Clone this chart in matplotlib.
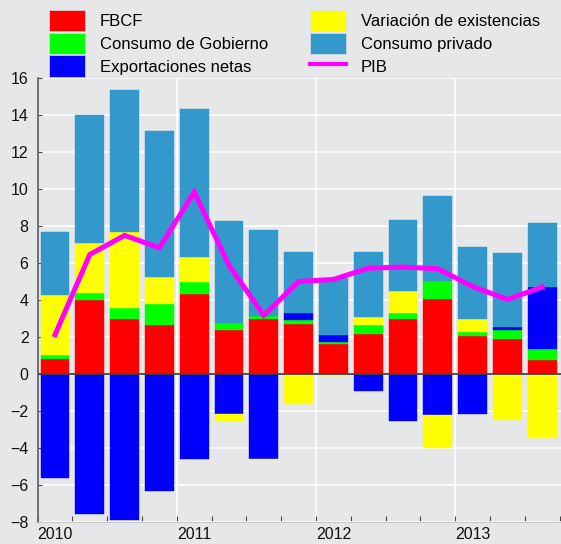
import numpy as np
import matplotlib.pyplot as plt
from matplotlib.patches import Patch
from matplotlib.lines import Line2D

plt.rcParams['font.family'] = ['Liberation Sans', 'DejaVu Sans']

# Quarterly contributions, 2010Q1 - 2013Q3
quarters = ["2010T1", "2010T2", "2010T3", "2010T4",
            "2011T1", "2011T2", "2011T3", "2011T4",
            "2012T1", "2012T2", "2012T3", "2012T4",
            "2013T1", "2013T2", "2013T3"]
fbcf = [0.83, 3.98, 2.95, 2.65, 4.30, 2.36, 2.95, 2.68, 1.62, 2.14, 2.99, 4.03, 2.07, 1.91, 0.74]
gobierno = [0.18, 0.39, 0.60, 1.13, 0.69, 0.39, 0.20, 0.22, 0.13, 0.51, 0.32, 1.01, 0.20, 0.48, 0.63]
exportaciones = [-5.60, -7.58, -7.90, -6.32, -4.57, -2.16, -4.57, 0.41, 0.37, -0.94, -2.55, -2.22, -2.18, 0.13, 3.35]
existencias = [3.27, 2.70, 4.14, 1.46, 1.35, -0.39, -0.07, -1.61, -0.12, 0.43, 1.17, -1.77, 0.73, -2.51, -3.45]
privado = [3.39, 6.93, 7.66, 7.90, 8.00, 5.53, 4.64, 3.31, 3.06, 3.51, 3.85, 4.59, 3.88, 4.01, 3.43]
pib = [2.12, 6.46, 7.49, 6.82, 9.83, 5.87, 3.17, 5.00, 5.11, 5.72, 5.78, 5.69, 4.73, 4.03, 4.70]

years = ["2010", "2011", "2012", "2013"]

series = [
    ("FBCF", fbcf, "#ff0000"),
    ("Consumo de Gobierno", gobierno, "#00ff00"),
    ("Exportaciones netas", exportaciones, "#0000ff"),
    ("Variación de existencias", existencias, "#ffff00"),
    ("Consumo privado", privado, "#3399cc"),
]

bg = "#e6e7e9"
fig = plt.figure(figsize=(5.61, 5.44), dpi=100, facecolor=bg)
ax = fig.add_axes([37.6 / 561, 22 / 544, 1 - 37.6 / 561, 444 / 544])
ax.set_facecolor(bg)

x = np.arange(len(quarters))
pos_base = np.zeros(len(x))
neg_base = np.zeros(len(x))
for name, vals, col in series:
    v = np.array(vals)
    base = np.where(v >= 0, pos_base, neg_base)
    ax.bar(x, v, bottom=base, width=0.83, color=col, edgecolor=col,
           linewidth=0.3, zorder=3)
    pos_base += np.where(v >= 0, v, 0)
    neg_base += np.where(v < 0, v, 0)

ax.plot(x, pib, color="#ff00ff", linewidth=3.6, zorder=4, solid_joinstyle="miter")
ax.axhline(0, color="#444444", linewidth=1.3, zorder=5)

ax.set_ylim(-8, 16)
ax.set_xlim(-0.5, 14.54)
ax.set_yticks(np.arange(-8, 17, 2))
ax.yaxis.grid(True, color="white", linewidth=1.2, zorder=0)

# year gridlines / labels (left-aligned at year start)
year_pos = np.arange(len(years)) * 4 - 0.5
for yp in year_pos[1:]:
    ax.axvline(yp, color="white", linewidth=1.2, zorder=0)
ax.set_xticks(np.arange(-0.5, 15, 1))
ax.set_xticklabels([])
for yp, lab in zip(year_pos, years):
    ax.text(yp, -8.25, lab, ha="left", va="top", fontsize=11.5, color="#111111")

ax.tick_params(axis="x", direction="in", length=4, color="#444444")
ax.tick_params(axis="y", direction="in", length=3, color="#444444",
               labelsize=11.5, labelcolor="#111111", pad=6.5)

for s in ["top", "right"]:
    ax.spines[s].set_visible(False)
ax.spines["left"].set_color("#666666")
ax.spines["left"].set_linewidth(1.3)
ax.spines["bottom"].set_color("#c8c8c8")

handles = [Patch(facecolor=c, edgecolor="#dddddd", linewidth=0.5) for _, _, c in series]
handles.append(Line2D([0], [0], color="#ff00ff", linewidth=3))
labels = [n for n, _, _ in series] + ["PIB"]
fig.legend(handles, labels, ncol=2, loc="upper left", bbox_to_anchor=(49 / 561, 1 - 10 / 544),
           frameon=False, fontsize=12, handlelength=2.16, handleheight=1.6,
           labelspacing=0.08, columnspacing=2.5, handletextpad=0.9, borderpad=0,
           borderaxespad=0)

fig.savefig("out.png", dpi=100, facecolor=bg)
━━━━━━
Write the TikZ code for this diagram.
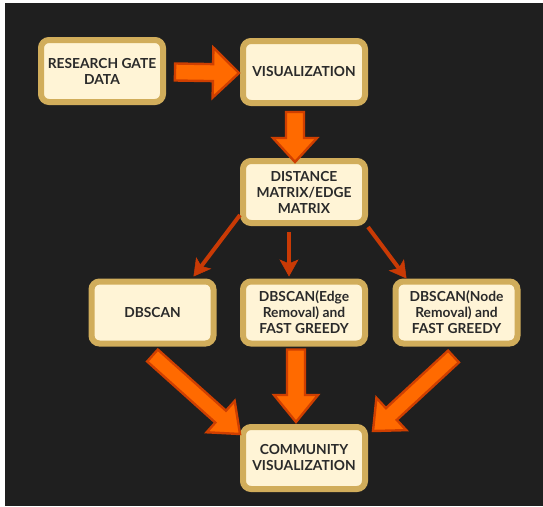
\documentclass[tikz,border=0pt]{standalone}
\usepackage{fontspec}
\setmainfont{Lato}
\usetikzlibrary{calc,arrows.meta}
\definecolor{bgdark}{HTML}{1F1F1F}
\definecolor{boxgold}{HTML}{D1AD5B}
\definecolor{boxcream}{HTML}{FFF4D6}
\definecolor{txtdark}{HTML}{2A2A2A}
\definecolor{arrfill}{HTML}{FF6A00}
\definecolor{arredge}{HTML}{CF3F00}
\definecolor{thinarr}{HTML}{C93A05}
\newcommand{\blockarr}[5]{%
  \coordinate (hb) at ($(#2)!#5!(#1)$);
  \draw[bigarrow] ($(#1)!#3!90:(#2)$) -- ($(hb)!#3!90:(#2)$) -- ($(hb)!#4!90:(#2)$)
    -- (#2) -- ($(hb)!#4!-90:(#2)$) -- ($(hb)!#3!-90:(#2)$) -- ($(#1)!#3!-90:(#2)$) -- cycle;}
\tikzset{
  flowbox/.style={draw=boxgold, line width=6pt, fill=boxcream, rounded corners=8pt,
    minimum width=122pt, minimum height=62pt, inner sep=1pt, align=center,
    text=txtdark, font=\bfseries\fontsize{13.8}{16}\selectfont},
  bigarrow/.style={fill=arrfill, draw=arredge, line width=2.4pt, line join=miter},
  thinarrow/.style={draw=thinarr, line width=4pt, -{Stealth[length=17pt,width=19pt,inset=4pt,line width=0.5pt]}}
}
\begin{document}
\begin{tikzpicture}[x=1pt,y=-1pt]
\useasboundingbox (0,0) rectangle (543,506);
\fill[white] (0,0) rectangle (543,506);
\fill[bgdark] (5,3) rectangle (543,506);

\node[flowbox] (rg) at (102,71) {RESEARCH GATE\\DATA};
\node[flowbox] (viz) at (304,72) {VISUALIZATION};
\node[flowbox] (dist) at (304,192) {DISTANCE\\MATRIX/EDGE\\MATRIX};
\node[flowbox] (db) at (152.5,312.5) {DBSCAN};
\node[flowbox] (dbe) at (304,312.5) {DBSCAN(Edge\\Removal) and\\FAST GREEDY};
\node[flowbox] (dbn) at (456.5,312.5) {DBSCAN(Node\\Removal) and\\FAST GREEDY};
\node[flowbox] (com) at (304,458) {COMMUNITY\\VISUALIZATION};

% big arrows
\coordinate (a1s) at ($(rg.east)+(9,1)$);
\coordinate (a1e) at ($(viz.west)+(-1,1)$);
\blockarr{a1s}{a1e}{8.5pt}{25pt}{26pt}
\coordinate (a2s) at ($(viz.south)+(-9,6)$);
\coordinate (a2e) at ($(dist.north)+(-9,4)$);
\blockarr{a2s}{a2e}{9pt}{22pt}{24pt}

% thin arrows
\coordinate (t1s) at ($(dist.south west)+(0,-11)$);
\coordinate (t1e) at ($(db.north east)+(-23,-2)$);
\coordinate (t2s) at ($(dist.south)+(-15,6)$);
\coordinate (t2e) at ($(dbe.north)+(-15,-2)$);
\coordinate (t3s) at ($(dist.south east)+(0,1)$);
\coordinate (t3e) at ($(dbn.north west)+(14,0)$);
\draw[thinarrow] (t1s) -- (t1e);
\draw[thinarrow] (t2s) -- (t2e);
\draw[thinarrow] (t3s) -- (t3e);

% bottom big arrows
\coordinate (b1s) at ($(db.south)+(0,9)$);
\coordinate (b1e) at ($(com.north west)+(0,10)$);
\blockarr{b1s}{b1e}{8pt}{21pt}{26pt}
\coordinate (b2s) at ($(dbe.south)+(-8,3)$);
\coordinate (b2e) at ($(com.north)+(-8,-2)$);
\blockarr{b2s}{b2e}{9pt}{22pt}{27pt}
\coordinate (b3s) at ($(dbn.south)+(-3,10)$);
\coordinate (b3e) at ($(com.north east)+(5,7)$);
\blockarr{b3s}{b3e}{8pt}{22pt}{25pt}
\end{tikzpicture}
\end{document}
━━━━━━
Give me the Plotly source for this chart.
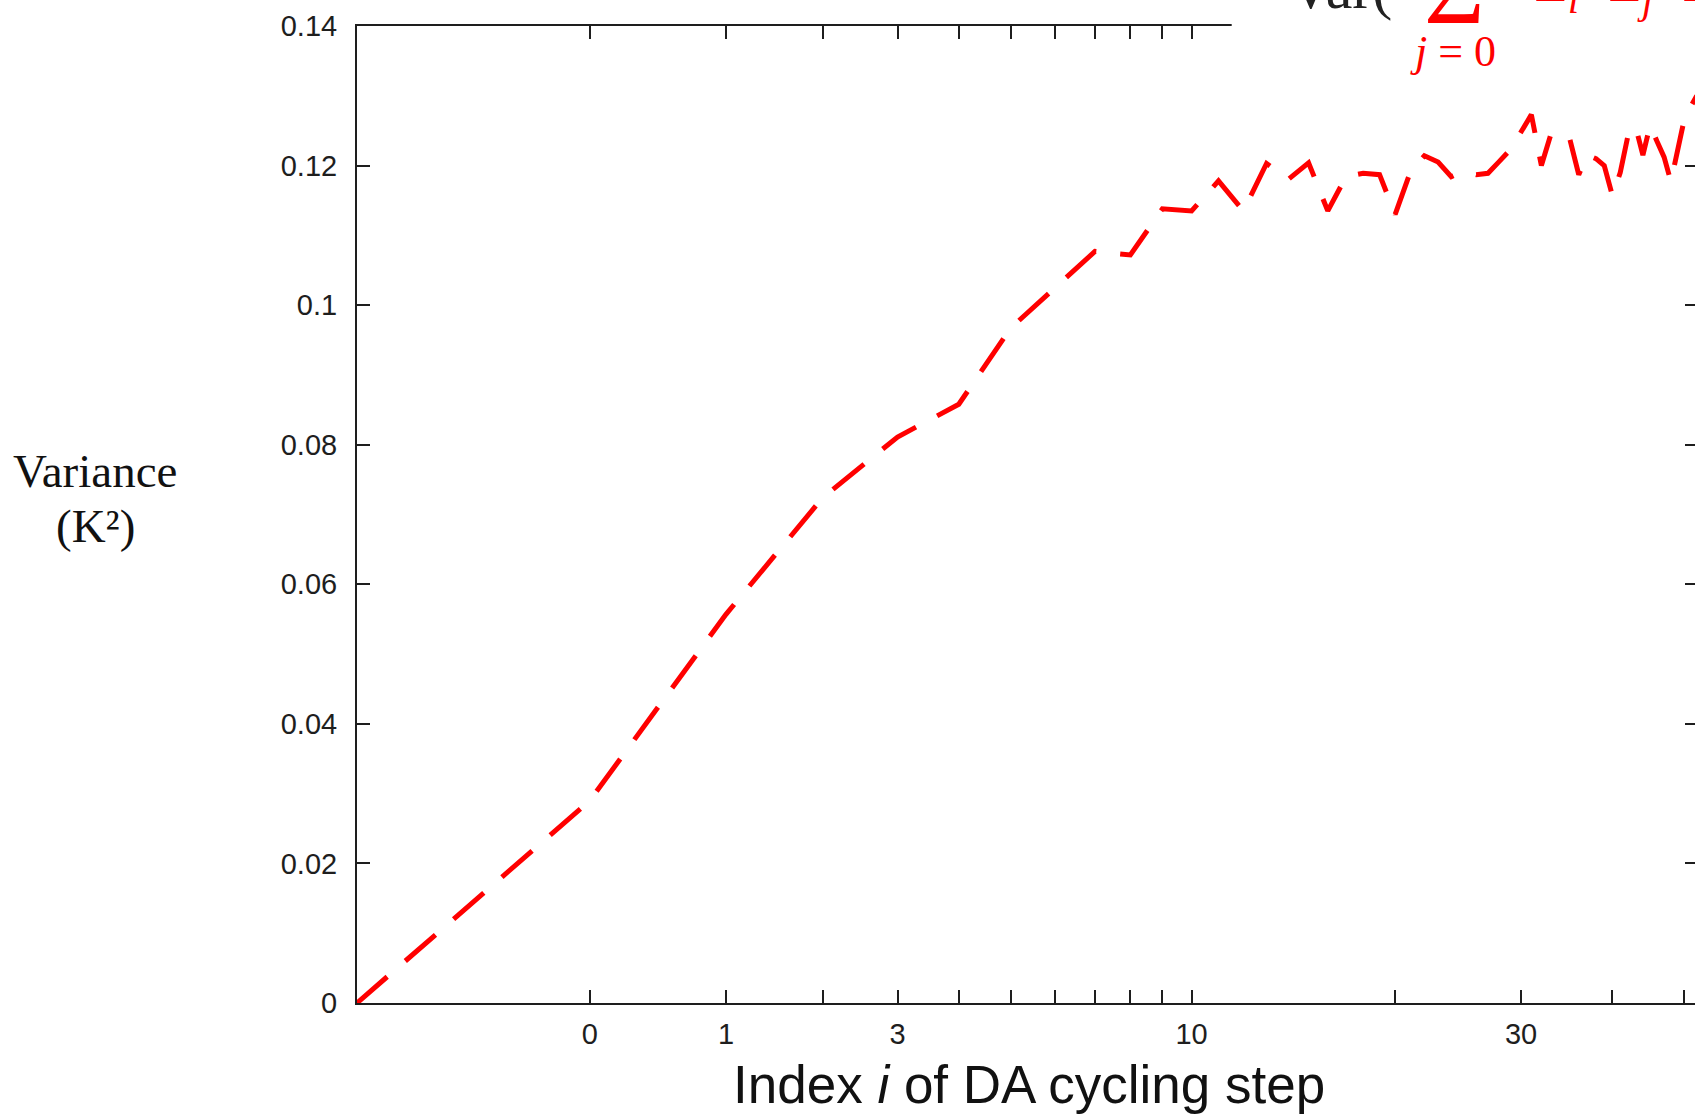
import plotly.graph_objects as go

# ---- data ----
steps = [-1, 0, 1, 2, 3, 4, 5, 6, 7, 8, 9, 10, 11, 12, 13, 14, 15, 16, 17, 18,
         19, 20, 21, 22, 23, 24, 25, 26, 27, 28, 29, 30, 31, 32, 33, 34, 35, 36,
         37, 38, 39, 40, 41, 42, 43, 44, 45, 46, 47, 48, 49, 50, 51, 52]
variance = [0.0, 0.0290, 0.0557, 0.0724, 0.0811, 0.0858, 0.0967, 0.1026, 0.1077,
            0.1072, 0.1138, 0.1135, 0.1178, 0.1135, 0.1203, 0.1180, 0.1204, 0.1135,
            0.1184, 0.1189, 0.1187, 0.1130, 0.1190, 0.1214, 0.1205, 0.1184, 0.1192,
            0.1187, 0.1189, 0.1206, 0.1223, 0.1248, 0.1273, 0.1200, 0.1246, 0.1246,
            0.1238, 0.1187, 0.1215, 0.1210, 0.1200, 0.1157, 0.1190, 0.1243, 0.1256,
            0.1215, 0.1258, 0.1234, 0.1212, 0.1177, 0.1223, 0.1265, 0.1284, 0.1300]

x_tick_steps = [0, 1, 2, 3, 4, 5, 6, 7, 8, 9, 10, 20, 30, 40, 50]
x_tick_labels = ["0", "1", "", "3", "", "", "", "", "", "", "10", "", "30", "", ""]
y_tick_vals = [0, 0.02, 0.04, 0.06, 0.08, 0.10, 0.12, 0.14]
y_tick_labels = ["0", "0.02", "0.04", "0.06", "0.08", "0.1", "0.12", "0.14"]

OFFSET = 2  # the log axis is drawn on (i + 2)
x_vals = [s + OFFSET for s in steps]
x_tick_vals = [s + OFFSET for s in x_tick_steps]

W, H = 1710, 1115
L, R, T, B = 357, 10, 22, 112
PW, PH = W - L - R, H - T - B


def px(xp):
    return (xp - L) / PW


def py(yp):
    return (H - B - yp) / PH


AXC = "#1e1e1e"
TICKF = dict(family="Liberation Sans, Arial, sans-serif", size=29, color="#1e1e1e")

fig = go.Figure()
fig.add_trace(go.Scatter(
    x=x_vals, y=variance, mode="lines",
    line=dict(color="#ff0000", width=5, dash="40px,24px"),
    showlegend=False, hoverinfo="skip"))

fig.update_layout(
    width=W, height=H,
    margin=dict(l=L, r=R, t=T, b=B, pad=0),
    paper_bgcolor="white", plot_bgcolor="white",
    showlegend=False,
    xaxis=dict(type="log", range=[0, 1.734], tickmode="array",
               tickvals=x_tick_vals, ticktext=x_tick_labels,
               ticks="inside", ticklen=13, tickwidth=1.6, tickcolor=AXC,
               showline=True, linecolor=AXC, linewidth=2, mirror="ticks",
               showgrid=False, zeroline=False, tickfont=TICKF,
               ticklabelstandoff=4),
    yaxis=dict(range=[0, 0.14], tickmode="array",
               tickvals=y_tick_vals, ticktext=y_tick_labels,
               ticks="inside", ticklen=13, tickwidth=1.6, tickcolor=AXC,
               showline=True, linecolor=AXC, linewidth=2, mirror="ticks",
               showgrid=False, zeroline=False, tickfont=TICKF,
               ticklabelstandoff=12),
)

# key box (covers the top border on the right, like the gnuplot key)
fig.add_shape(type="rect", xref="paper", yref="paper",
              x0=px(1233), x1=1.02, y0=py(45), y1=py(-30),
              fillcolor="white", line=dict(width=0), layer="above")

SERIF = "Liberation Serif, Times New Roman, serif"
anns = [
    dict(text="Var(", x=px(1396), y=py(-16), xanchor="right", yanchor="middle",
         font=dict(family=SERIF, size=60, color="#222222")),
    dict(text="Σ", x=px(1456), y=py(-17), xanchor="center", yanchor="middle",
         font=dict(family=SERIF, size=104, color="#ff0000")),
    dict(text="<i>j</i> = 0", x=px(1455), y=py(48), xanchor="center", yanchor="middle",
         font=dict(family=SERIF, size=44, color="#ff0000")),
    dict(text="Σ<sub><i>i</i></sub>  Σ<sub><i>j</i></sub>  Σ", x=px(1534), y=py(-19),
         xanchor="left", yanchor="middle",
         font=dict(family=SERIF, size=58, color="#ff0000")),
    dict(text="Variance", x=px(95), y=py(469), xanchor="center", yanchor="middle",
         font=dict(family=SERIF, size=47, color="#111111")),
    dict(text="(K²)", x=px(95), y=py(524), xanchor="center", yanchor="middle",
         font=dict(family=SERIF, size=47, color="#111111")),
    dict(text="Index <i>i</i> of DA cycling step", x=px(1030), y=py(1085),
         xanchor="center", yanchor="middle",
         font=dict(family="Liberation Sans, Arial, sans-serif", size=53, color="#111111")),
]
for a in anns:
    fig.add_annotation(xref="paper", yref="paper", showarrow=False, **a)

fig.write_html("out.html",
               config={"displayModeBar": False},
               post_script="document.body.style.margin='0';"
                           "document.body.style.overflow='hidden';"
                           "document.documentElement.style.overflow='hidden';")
━━━━━━
Required work:
Above are records with pictures. Reproduce exactly only the lines from the line with "Give me the Plotly source for this chart." through the line with "import plotly.graph_objects as go", both ends included, and leave the pictures out.

Response:
Give me the Plotly source for this chart.
import plotly.graph_objects as go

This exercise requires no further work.